Enabling analysis and measurement of conventional software development documents using project-specific formalism
Abstract
We describe a new approach to modeling and analyzing software development documents that are typically written using conventional office applications. Our approach brings automation to content extraction, quality checking and measurement of massive document artifacts that tend to be handled by labor-intensive manual work in industry today. Rather than seeking an approach based on creation or rewriting of contents using more rigid, machine-friendly representations such as standardized formal models and restricted languages, we provide a method to deal with the diversity of document artifacts by making use of project-specific formalism that exists in target documents. We demonstrate that such project-specific formalism often tends to "naturally" exist at syntactic levels, and it is possible to define a "document model", a logical data representation gained by transformation rule from the physical, syntactic structure to the logical, semantic structure. With this transformation, various quality checking rules for completeness, consistency, traceability, etc., are realized by evaluating constraints for data items in the logical structure, and measurement of these quality aspects is automated.

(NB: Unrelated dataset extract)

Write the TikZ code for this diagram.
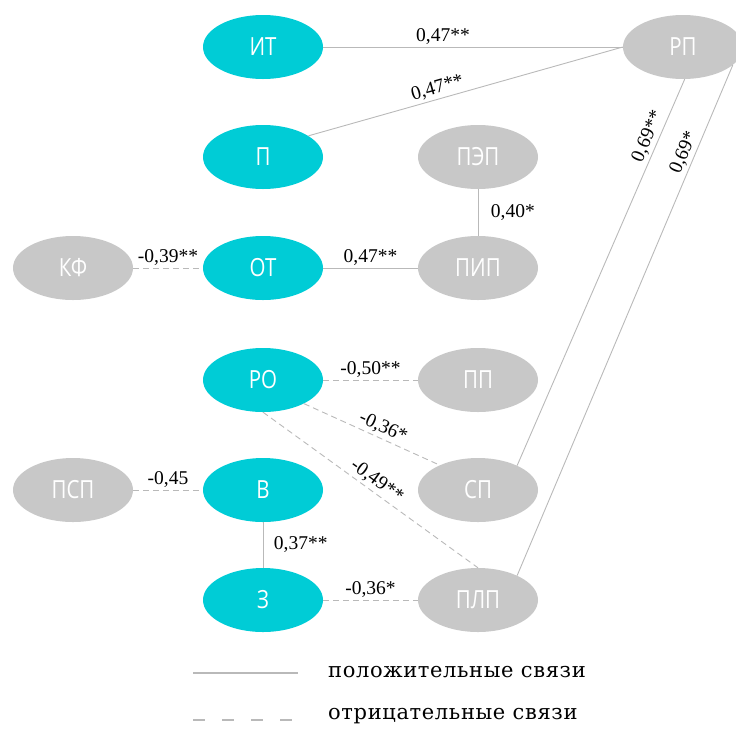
\documentclass[tikz,border=0pt]{standalone}
\usepackage{fontspec}
\setmainfont{Liberation Serif}
\newfontfamily\nodefont[FakeStretch=0.82]{Open Sans}
\newfontfamily\legendfont[LetterSpace=3]{DejaVu Serif}
\usetikzlibrary{shapes.geometric, positioning}
\definecolor{nodecyan}{RGB}{0, 204, 214}
\definecolor{nodegray}{RGB}{200, 200, 200}
\definecolor{linegray}{RGB}{185, 185, 185}

\begin{document}
\begin{tikzpicture}[x=1pt, y=-1pt]
                \tikzstyle{trait} = [ellipse, fill=nodecyan, minimum width=120pt, minimum height=64pt, inner sep=0pt, text=white, font=\nodefont\fontsize{25}{25}\selectfont]
                \tikzstyle{measure} = [trait, fill=nodegray]
                \tikzstyle{posedge} = [draw, linegray, line width=0.9pt]
                \tikzstyle{negedge} = [posedge, dash pattern=on 6pt off 4pt]
                \tikzstyle{coef} = [font=\fontsize{19.5}{19.5}\selectfont, text=black, inner sep=2.5pt]
                \tikzstyle{legend} = [font=\legendfont\fontsize{21}{21}\selectfont, text=black, anchor=west, inner sep=0pt]

                \useasboundingbox (0,0) rectangle (736,729);

                \node[trait] (it) at (263,47) {ИТ};
                \node[trait] (p) at (263,157) {П};
                \node[trait] (ot) at (263,268) {ОТ};
                \node[trait] (ro) at (263,380) {РО};
                \node[trait] (v) at (263,490) {В};
                \node[trait] (z) at (263,600) {З};
                \node[measure] (rp) at (683,47) {РП};
                \node[measure] (pep) at (478,157) {ПЭП};
                \node[measure] (pip) at (478,268) {ПИП};
                \node[measure] (kf) at (73,268) {КФ};
                \node[measure] (pp) at (478,380) {ПП};
                \node[measure] (psp) at (73,490) {ПСП};
                \node[measure] (sp) at (478,490) {СП};
                \node[measure] (plp) at (478,600) {ПЛП};

                \draw[posedge] (it) -- node[coef, above, pos=0.4] {0,47**} (rp);
                \draw[posedge] (p.25) -- node[coef, above, sloped, pos=0.42] {0,47**} (rp.west);
                \draw[posedge] (pep) -- node[coef, right=10pt] {0,40*} (pip);
                \draw[negedge] (kf) -- node[coef, above] {-0,39**} (ot);
                \draw[posedge] (ot) -- node[coef, above] {0,47**} (pip);
                \draw[negedge] (ro) -- node[coef, above] {-0,50**} (pp);
                \draw[negedge] (ro.-30) -- node[coef, above, sloped, pos=0.55] {-0,36*} (sp.147);
                \draw[negedge] (ro.south) -- node[coef, above, sloped, pos=0.5] {-0,49**} (plp.north);
                \draw[negedge] (psp) -- node[coef, above] {-0,45} (v);
                \draw[posedge] (v) -- node[coef, right=8pt] {0,37**} (z);
                \draw[negedge] (z) -- node[coef, above] {-0,36*} (plp);
                \draw[posedge] (sp.32) -- node[coef, above, sloped, pos=0.84] {0,69**} (rp.-87);
                \draw[posedge] (plp.32) -- node[coef, above, sloped, pos=0.82] {0,69*} (rp.-20);

                % legend
                \coordinate (solidA) at (193,673);
                \coordinate (solidB) at (298,673);
                \coordinate (dashA) at (193,720);
                \coordinate (dashB) at (298,720);
                \draw[posedge, line width=2.5pt] (solidA) -- (solidB);
                \draw[posedge, line width=2.5pt, dash pattern=on 12pt off 17pt] (dashA) -- (dashB);
                \node[legend] (postext) at (328,672) {положительные связи};
                \node[legend] (negtext) at (328,716) {отрицательные связи};
            \end{tikzpicture}
\end{document}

We developed a tool to allow a user to easily define document models and checking rules, and provide the insights on transformations when defining document models for various industry specification documents written in word processor files, spreadsheets and presentations. We also demonstrate the use of natural language processing can improve document modeling and quality checking by compensating for a weakness of formalism and applying analysis to specific parts of the target documents. © 2011 IEEE.